There was a time when I was busy. Tuition; studies; official work (audit life ain't that chill to begin with). Even with all that going on, I had to squeeze in some social life too! And I would put hang-out invitations on waiting list. I am a very structured person. So in my mind, i wanted to keep everything nicely scheduled and well balanced. Some time for study, some me time, some time for family, some time for case buddies, some time for making new friends out of colleagues, some time for other friends. With all these in mind, I told my case buddies clique something like
"Now that im working, i think i can only make it for an outing once every month"
Then I was kinda chided by kc for sounding like I'm too busy for friends/ they are not very important anymore. I didn't understand it at that time. But now I'm seeing everything with a fresh new perspective - the one being "scheduled in"
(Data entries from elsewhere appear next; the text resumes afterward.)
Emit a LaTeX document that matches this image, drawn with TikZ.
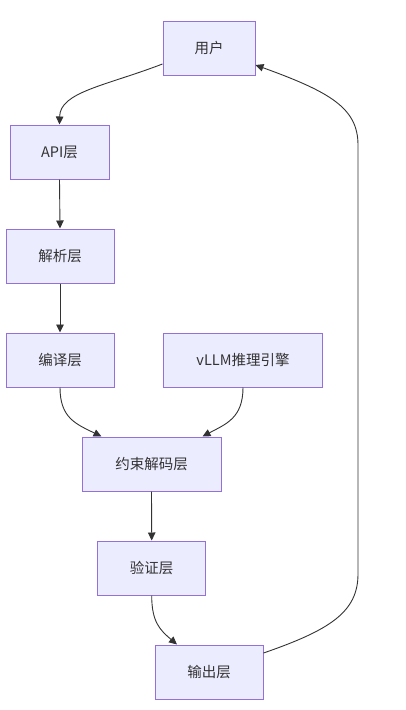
\documentclass[tikz,border=0pt]{standalone}
\usepackage{fontspec}
\setmainfont{Noto Sans CJK SC}
\usepackage{tikz}
\usetikzlibrary{arrows.meta,positioning,calc}
\usepackage{xcolor}
\definecolor{boxfill}{HTML}{ECECFF}
\definecolor{boxline}{HTML}{9370DB}
\definecolor{inkgray}{HTML}{333333}

\begin{document}
\begin{tikzpicture}[x=1pt,y=-1pt,
  box/.style={draw=boxline,fill=boxfill,line width=1pt,inner sep=0pt,minimum height=54pt,
    text=inkgray,font=\fontsize{14.5}{17}\selectfont},
  arr/.style={draw=inkgray,line width=0.9pt,-{Triangle[length=8pt,width=7.5pt]}}]
\useasboundingbox (0,0) rectangle (405,710);
\foreach \n/\x/\y/\w/\t in {user/209/48/92/用户,api/59.5/152/99/API层,parse/60/256/108/解析层,
  compile/60/360/108/编译层,vllm/243/360/159/vLLM推理引擎,cdec/151.5/464/139/约束解码层,
  verify/151.7/568/108/验证层,output/209/672/108/输出层}
  \node[box,minimum width=\w pt] (\n) at (\x,\y) {\t};
\draw[arr] ([yshift=-16pt]user.west) .. controls (105,86) and (60,92) .. (api.north);
\draw[arr] (api.south) -- (parse.north);
\draw[arr] (parse.south) -- (compile.north);
\draw[arr] (compile.south) .. controls (60,418) and (76,424) .. ([xshift=-50pt]cdec.north);
\draw[arr] (vllm.south) .. controls (243,418) and (226,424) .. ([xshift=51pt]cdec.north);
\draw[arr] (cdec.south) -- (verify.north);
\draw[arr] (verify.south) .. controls (151.7,622) and (160,630) .. ([xshift=-32pt]output.north);
\draw[arr] ([yshift=19pt]output.east) .. controls (330,630) and (358,612) .. (358,574)
  -- (358,145) .. controls (358,108) and (330,92) .. ([yshift=-17pt]user.east);
\end{tikzpicture}
\end{document}
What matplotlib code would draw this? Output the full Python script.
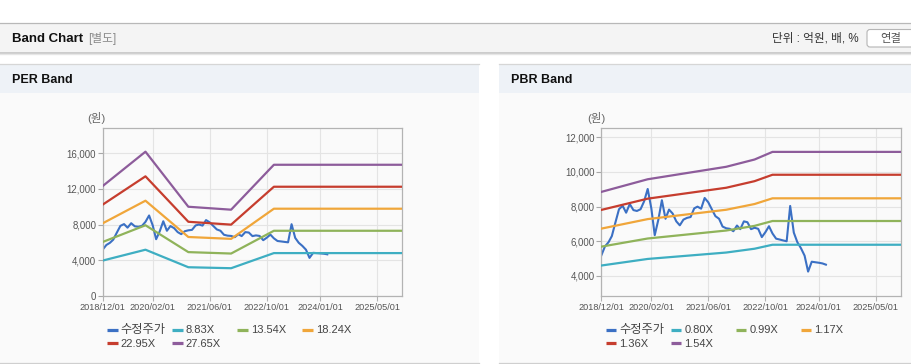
import matplotlib
matplotlib.use('Agg')
import matplotlib.pyplot as plt
from matplotlib.patches import Rectangle, FancyBboxPatch
from matplotlib.ticker import FuncFormatter
import pandas as pd

plt.rcParams['font.family'] = ['Liberation Sans', 'Noto Sans CJK KR', 'DejaVu Sans']

# ---------------- data ----------------
price_label = '수정주가'
price_start = '2018-12-01'
price_values = [5180, 5700, 5950, 6300, 7100, 7850, 8050, 7650, 8150, 7800,
                7750, 7850, 8300, 9020, 7900, 6350, 7250, 8370, 7300, 7830,
                7600, 7150, 6920, 7250, 7350, 7400, 7900, 8000, 7880, 8500,
                8250, 7850, 7450, 7300, 6850, 6750, 6720, 6580, 6910, 6700,
                7150, 7100, 6700, 6780, 6720, 6240, 6520, 6870, 6450, 6150,
                6100, 6050, 6000, 8040, 6500, 5950, 5600, 5170, 4250, 4820,
                4790, 4760, 4720, 4650]

per_dates = ['2018-12-01', '2019-12-01', '2020-12-01', '2021-12-01', '2022-12-01', '2025-12-01']
per_labels = ['8.83X', '13.54X', '18.24X', '22.95X', '27.65X']
per_8_83 = [3950, 5170, 3200, 3090, 4790, 4790]
per_13_54 = [6040, 7920, 4900, 4740, 7300, 7300]
per_18_24 = [8140, 10680, 6600, 6390, 9780, 9780]
per_22_95 = [10240, 13420, 8310, 7990, 12250, 12250]
per_27_65 = [12330, 16190, 10000, 9670, 14720, 14720]

pbr_dates = ['2018-12-01', '2020-01-01', '2021-11-01', '2022-07-01', '2022-12-01', '2025-12-01']
pbr_labels = ['0.80X', '0.99X', '1.17X', '1.36X', '1.54X']
pbr_0_80 = [4600, 4980, 5350, 5570, 5800, 5800]
pbr_0_99 = [5690, 6160, 6620, 6890, 7170, 7170]
pbr_1_17 = [6730, 7280, 7820, 8150, 8480, 8480]
pbr_1_36 = [7810, 8460, 9090, 9470, 9840, 9840]
pbr_1_54 = [8850, 9580, 10300, 10720, 11160, 11160]

x_tick_dates = ['2018-12-01', '2020-02-01', '2021-06-01', '2022-10-01', '2024-01-01', '2025-05-01']
per_yticks = [0, 4000, 8000, 12000, 16000]
pbr_yticks = [4000, 6000, 8000, 10000, 12000]

price_color = '#3b70c4'
band_colors = ['#3eaec2', '#8fb35a', '#f0a63a', '#c63d2e', '#8d5c9b']

# ---------------- figure ----------------
W, H = 912, 364
fig = plt.figure(figsize=(W / 100, H / 100), dpi=100)
fig.patch.set_facecolor('white')

bg = fig.add_axes([0, 0, 1, 1], zorder=0)
bg.set_xlim(0, W)
bg.set_ylim(H, 0)
bg.axis('off')

# top header bar
bg.add_patch(Rectangle((0, 23), W, 30, facecolor='#f4f4f4', edgecolor='none'))
bg.plot([0, W], [22.5, 22.5], color='#b8b8b8', lw=0.9)
bg.plot([0, W], [53, 53], color='#c4c4c4', lw=1.2)
bg.plot([0, W], [54.3, 54.3], color='#e6e6e6', lw=1.0)
bg.text(12, 38.5, 'Band Chart', fontsize=9.5, fontweight='bold', color='#111111', va='center', ha='left')
bg.text(88, 38.5, '[별도]', fontsize=8.5, color='#8a8a8a', va='center', ha='left')
bg.text(859, 38.5, '단위 : 억원, 배, %', fontsize=8.4, color='#333333', va='center', ha='right')
bg.add_patch(FancyBboxPatch((867, 29.5), 60, 17.5, boxstyle='round,pad=0,rounding_size=3',
                            facecolor='white', edgecolor='#b5b5b5', lw=0.8))
bg.text(891, 38.5, '연결', fontsize=8.2, color='#555555', va='center', ha='center')

# panels
panels = [(0, 479, 'PER Band'), (499, W, 'PBR Band')]
for x0, x1, title in panels:
    bg.add_patch(Rectangle((x0, 64), x1 - x0, 29, facecolor='#eef2f7', edgecolor='none'))
    bg.add_patch(Rectangle((x0, 93), x1 - x0, 270, facecolor='#fafafa', edgecolor='none'))
    bg.plot([x0, x1], [63.8, 63.8], color='#d6d6d6', lw=0.9)
    bg.plot([x0, x1], [363, 363], color='#cfcfcf', lw=0.9)
    bg.text(x0 + 12, 80, title, fontsize=9, fontweight='bold', color='#111111', va='center', ha='left')

price_dates = pd.date_range(price_start, periods=len(price_values), freq='MS')
tick_dates = pd.to_datetime(x_tick_dates)
tick_labels = [d.strftime('%Y/%m/%d') for d in tick_dates]


def make_axes(left_px, ylim, yticks, band_dates, bands, unit_x):
    ax = fig.add_axes([left_px / W, (H - 295.7) / H, 299.6 / W, 167.4 / H], zorder=2)
    ax.set_facecolor('none')
    ax.plot(price_dates, price_values, color=price_color, lw=1.5, zorder=2, solid_joinstyle='round')
    bd = pd.to_datetime(band_dates)
    for vals, col in zip(bands, band_colors):
        ax.plot(bd, vals, color=col, lw=1.6, zorder=3)
    ax.set_xlim(pd.Timestamp('2018-12-01'), pd.Timestamp('2025-12-01'))
    ax.set_ylim(*ylim)
    ax.set_xticks(tick_dates)
    ax.set_xticklabels(tick_labels)
    ax.set_yticks(yticks)
    ax.yaxis.set_major_formatter(FuncFormatter(lambda v, p: f'{int(v):,}'))
    ax.grid(True, color='#e4e4e4', lw=0.8, zorder=0)
    ax.set_axisbelow(True)
    for s in ax.spines.values():
        s.set_color('#b3b3b3')
        s.set_linewidth(0.9)
    ax.tick_params(axis='y', length=3.5, width=0.8, color='#a8a8a8', labelsize=6.9,
                   labelcolor='#555555', pad=1.2)
    ax.tick_params(axis='x', length=3.5, width=0.8, color='#b3b3b3', labelsize=6.6,
                   labelcolor='#555555', pad=1.5)
    bg.text(unit_x, 118.5, '(원)', fontsize=8.2, color='#666666', va='center', ha='left')
    return ax


per_ax = make_axes(102.7, (0, 18820), per_yticks, per_dates,
                   [per_8_83, per_13_54, per_18_24, per_22_95, per_27_65], 87)
pbr_ax = make_axes(601.3, (2858, 12522), pbr_yticks, pbr_dates,
                   [pbr_0_80, pbr_0_99, pbr_1_17, pbr_1_36, pbr_1_54], 587)


def draw_legend(x_start, labels):
    names = [price_label] + labels
    cols = [price_color] + band_colors
    for i, (nm, col) in enumerate(zip(names, cols)):
        r, c = divmod(i, 4)
        x = x_start + c * 65
        y = 330 + r * 13.3
        bg.plot([x, x + 10.5], [y, y], color=col, lw=2.3, solid_capstyle='butt')
        bg.text(x + 13.5, y + 0.3, nm, fontsize=8.0 if i else 8.8, color='#444444',
                va='center', ha='left')


draw_legend(107.3, per_labels)
draw_legend(606, pbr_labels)

fig.savefig('out.png', dpi=100)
It really do sucks to feel so "scheduled in" by busy friends. Am I begging for attention? Why do I feel somewhat like a eunuch who is graced by your few hours of time? In your sea of friends, am I way down your priority list? Should I even try to beg for hanging out even again?
All these are really irrational, selfish thoughts. Objectively, I do understand that the act of making time for a friend is good enough. But these are feelings I can't seem to shake off. I suppose when you reach adulthood, friendship becomes something more. Not just people who are linked to each other by circumstance, but something you really have to put in effort to maintain (especially when you are busier than ever) I suppose, more than ever, you just want friends who cherish you as much as you cherish them.
Is there even a point in calling each other friends, when the friendship is going to an end when things get inconvenient? I suppose I think this way because I'm an introvert who find it hard to make friends with people. For now, I guess i have to stay positive and just what to grasp on to every strand of friendship I have, and hope it's reciprocated :P
Let's hope case buddies and what few friendships I have endure the test of time,
Jojo
P.s sometimes I really applaud people who takes the first step and organise meet ups. It's not an easy role to be in.. being the one who bugs every one their preferred time etc.